Here’s an example: the complex number \(3 + 4i\) has a conjugate \(3 - 4i\).

When we multiply a complex number by its conjugate, an interesting thing happens. Let's see:

• \((a + bi)(a - bi) = a^2 - (bi)^2\)


• Since \(i^2 = -1\), the equation becomes \(a^2 + b^2\).

This means that the result is always a real number, as the imaginary parts cancel out.

In the given exercise, \(2+i\) and \(2-i\) are conjugates. By multiplying them, we get:
\((2+i)(2-i) = 2^2 - i^2 = 4 + 1 = 5\).
Notice, it's a real number! This helps simplify further calculations.

Multiplying complex numbers involves using the distributive property (also known as the FOIL method in algebra). To multiply two complex numbers like \((a+bi)(c+di)\), follow these steps:

• Multiply the real parts: \(a \times c\).


• Multiply the real part by the imaginary part: \(a \times di\).


• Multiply the imaginary part by the real part: \(bi \times c\).


• Multiply the imaginary parts: \(bi \times di = bdi^2\).

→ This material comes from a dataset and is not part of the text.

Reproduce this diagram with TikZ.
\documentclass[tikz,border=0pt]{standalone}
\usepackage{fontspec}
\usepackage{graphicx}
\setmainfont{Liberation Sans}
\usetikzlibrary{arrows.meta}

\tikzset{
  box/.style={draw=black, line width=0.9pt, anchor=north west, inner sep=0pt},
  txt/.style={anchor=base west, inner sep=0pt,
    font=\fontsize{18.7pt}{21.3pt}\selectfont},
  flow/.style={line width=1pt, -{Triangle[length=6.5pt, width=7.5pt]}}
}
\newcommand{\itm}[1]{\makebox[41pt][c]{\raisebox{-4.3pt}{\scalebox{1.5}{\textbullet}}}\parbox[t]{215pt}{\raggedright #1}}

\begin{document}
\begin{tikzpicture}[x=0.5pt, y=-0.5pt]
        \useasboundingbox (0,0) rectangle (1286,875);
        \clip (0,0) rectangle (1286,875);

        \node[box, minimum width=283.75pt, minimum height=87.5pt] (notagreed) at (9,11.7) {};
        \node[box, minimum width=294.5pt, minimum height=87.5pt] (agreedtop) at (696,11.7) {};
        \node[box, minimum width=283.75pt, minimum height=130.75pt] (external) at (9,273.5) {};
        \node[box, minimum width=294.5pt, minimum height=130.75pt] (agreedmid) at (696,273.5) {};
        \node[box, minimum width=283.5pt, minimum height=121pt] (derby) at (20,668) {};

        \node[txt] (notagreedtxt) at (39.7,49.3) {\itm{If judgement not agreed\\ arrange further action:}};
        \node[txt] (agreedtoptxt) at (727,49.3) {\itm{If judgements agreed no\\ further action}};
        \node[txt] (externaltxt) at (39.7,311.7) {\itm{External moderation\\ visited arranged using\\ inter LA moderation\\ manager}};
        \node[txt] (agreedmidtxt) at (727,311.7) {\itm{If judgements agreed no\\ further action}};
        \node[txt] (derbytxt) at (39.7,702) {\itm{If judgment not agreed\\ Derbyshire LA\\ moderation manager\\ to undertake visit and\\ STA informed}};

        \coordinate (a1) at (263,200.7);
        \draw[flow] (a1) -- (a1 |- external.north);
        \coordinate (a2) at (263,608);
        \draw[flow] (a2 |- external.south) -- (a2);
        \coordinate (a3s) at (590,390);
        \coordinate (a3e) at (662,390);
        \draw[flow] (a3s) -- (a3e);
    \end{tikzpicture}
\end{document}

Combine these results and use \(i^2 = -1\) to simplify the expression:
\(ac + adi + bci + bdi^2 = ac + adi + bci - bd\).

Let’s apply this to our problem. We initially multiplied \(2+i\) with \(2-i\) to get \(5\), then we multiplied \(5\) by \(4+3i\):

• Multiply the real parts: \(5 \times 4 = 20\).

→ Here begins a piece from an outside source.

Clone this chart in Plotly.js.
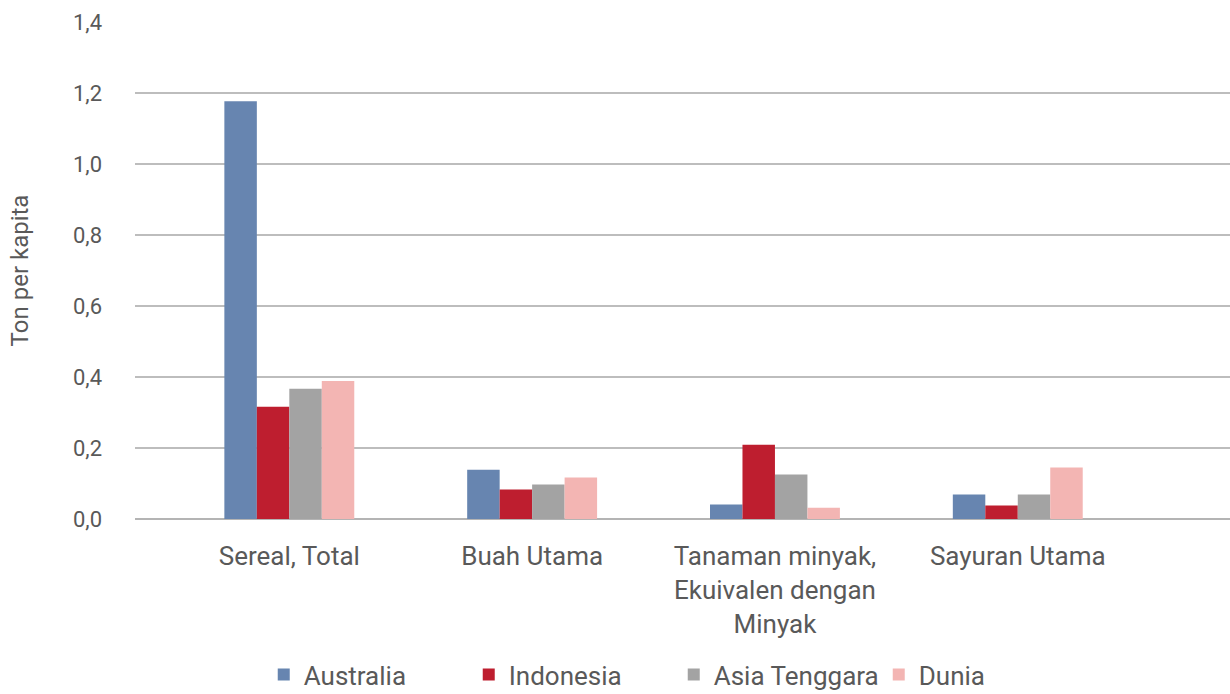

• Multiply the real part by the imaginary part: \(5 \times 3i = 15i\).

Combine the results:
\(20 + 15i\).
This is our product, and we will put it in standard form in the next section!

The standard form of complex numbers is expressed as \(a + bi\), where \(a\) and \(b\) are real numbers and \(i\) is the imaginary unit, which satisfies \(i^2 = -1\).

When dealing with complex numbers, it's crucial to ensure that your final answer is in this standard form. Here’s why:

• It's easier to identify the real part (\(a\)) and the imaginary part (\(b\)).


• It simplifies addition, subtraction, and comparison between complex numbers.

In our exercise, after multiplying \((2+i)(2-i)\) to get \(5\), and then multiplying \(5\) by \(4+3i\), we arrived at \(20 + 15i\).

This result is already in standard form, with \(20\) as the real part and \(15i\) as the imaginary part. Therefore, the final answer to the problem is
\(20 + 15i\).

Ensuring the result is in standard form helps you accurately describe and use complex numbers in further calculations and applications!